# Direction
Start at the line where "Generate a web" appears and end at the line where "const slotAxis = 137;" appears; repeat those lines exactly, both ends included, leaving pictures behind.

#### Data supplied

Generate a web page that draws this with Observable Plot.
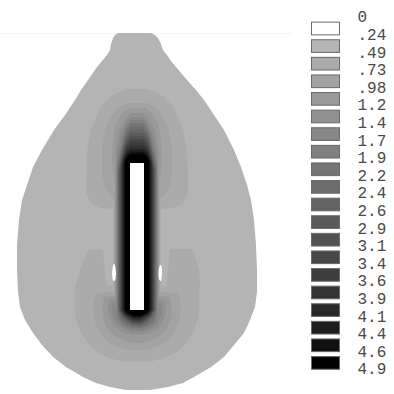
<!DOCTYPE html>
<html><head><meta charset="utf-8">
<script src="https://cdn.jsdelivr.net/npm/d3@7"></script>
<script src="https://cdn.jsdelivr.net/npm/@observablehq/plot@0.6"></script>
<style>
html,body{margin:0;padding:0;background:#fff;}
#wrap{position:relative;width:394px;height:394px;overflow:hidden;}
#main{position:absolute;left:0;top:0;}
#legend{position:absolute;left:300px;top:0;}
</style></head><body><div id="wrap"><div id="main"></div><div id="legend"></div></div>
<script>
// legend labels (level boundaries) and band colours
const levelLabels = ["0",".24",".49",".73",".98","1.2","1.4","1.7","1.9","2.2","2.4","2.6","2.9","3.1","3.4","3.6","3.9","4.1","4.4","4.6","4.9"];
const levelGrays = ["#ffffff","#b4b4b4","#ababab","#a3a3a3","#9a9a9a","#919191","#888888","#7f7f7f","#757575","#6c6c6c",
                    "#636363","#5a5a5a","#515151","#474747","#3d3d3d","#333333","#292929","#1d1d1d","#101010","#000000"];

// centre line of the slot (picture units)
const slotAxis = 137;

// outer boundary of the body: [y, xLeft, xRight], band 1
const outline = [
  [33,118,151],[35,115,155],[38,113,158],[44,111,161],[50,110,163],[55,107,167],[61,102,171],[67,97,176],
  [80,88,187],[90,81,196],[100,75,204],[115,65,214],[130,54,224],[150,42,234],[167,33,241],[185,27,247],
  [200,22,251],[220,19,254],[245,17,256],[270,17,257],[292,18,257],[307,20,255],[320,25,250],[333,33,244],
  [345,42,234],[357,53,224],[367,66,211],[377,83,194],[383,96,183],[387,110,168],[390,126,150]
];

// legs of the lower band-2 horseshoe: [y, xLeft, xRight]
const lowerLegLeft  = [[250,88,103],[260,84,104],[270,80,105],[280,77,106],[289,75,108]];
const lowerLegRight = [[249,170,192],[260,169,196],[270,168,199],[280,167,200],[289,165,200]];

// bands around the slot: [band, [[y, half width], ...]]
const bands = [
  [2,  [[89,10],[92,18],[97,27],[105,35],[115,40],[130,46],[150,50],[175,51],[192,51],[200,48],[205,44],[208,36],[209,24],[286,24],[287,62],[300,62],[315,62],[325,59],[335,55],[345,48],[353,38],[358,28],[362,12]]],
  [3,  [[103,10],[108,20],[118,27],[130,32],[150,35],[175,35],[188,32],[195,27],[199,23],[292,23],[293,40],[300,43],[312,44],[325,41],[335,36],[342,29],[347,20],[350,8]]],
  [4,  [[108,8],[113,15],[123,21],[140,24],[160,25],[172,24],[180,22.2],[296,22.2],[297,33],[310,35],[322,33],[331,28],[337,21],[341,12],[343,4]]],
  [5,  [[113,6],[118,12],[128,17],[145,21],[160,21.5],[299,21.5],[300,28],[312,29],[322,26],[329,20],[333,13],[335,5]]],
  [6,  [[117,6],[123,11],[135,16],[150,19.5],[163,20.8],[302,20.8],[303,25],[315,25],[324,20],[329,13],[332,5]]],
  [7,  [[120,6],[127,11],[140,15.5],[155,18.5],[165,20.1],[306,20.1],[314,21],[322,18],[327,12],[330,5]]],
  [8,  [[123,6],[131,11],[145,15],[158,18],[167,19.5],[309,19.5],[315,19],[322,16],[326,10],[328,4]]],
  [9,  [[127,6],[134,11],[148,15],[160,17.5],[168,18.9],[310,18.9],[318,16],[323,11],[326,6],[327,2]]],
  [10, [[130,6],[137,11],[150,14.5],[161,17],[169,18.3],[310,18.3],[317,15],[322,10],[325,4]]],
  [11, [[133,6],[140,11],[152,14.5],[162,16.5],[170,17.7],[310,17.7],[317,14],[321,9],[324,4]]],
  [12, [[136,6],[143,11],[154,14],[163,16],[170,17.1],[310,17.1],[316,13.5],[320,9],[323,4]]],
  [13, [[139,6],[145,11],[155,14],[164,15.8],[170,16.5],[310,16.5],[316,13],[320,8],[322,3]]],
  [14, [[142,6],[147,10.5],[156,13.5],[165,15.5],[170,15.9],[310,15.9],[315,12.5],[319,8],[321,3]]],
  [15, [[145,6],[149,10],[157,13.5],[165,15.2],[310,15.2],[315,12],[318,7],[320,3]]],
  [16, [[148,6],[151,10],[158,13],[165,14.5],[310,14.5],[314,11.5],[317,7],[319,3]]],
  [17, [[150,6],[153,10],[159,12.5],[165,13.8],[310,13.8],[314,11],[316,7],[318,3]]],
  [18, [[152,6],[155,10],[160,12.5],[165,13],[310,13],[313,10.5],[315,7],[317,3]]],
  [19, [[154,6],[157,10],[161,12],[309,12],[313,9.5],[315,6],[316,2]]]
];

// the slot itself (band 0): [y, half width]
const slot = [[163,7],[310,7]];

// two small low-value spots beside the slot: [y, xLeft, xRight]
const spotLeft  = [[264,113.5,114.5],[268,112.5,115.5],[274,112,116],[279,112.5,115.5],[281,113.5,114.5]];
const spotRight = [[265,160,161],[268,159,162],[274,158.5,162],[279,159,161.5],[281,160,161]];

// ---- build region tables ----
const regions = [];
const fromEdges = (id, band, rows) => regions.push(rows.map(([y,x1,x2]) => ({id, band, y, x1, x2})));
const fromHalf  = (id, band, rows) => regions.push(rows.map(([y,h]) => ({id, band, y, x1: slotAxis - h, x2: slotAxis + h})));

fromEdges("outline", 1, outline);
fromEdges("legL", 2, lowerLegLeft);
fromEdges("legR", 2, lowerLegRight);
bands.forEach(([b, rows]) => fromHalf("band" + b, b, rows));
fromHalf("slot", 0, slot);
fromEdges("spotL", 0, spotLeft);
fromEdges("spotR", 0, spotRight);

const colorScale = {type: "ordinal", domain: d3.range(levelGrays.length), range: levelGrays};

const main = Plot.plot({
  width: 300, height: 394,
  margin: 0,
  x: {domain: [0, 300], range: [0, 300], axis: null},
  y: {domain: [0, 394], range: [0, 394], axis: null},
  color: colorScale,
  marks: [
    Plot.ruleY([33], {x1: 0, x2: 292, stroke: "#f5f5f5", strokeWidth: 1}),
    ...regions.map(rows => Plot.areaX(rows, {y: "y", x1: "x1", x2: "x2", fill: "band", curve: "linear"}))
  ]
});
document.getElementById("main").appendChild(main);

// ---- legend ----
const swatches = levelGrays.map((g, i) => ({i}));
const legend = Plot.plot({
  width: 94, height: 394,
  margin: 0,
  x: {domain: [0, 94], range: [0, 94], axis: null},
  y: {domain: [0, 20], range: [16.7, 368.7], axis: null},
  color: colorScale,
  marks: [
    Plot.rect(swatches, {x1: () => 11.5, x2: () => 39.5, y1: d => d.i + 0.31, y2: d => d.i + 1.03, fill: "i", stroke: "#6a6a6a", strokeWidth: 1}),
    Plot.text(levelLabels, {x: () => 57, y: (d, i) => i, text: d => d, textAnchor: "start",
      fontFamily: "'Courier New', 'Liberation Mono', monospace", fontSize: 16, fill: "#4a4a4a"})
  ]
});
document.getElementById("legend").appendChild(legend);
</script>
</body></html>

########
#### Data supplied

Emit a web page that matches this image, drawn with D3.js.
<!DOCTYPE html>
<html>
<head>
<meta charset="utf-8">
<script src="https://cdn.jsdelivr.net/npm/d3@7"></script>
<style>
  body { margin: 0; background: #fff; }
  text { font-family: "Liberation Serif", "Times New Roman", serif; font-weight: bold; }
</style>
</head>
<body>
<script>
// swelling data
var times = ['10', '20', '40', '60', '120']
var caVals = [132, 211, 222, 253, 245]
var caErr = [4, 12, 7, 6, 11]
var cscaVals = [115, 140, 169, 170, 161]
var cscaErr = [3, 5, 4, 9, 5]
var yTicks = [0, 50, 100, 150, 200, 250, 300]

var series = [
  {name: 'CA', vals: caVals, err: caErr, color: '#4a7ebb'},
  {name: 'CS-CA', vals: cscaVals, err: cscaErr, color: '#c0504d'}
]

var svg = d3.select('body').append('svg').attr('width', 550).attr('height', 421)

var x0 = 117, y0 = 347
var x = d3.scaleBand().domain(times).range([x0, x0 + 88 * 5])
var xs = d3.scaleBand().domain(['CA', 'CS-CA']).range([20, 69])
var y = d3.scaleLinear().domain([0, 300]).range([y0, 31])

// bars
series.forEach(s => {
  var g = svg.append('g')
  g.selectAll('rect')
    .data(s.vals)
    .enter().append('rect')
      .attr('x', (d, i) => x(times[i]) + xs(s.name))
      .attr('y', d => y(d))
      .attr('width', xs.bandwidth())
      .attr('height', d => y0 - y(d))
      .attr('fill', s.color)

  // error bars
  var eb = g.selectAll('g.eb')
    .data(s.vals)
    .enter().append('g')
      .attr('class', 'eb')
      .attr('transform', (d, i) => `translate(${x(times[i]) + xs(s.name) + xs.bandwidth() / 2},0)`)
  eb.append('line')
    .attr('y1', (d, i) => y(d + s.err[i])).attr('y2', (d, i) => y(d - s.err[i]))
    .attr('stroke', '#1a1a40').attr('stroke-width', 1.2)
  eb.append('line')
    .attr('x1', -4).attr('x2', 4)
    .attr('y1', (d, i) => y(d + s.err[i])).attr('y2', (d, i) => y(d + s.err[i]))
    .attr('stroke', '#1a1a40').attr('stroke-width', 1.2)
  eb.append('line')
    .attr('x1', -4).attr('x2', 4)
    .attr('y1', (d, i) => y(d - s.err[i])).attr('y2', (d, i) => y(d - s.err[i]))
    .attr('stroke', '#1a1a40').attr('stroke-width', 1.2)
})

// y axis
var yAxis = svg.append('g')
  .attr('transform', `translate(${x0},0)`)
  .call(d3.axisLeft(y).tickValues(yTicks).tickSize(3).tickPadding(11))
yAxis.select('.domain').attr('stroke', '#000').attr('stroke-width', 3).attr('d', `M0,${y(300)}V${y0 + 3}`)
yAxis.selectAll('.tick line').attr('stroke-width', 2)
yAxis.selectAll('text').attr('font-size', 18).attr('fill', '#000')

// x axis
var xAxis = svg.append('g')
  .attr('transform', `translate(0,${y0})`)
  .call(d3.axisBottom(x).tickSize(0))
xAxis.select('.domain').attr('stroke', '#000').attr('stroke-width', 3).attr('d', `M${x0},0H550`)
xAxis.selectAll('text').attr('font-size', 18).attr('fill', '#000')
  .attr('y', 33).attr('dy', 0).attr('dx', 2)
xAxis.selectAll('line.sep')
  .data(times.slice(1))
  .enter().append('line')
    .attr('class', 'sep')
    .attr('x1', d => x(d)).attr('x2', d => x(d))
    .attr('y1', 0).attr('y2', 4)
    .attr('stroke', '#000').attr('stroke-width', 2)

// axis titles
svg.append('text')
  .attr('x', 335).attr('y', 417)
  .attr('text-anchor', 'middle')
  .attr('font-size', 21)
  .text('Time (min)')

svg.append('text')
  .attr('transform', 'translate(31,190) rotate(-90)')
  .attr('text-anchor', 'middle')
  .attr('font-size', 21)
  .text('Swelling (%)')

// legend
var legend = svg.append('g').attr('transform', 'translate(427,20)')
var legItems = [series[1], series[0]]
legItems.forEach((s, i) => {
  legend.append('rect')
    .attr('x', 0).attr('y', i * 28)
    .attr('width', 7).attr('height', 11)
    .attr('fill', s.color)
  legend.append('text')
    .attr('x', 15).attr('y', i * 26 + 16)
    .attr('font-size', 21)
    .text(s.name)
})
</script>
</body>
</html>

########

# Worked solution
Generate a web page that draws this with Observable Plot.
<!DOCTYPE html>
<html><head><meta charset="utf-8">
<script src="https://cdn.jsdelivr.net/npm/d3@7"></script>
<script src="https://cdn.jsdelivr.net/npm/@observablehq/plot@0.6"></script>
<style>
html,body{margin:0;padding:0;background:#fff;}
#wrap{position:relative;width:394px;height:394px;overflow:hidden;}
#main{position:absolute;left:0;top:0;}
#legend{position:absolute;left:300px;top:0;}
</style></head><body><div id="wrap"><div id="main"></div><div id="legend"></div></div>
<script>
// legend labels (level boundaries) and band colours
const levelLabels = ["0",".24",".49",".73",".98","1.2","1.4","1.7","1.9","2.2","2.4","2.6","2.9","3.1","3.4","3.6","3.9","4.1","4.4","4.6","4.9"];
const levelGrays = ["#ffffff","#b4b4b4","#ababab","#a3a3a3","#9a9a9a","#919191","#888888","#7f7f7f","#757575","#6c6c6c",
                    "#636363","#5a5a5a","#515151","#474747","#3d3d3d","#333333","#292929","#1d1d1d","#101010","#000000"];

// centre line of the slot (picture units)
const slotAxis = 137;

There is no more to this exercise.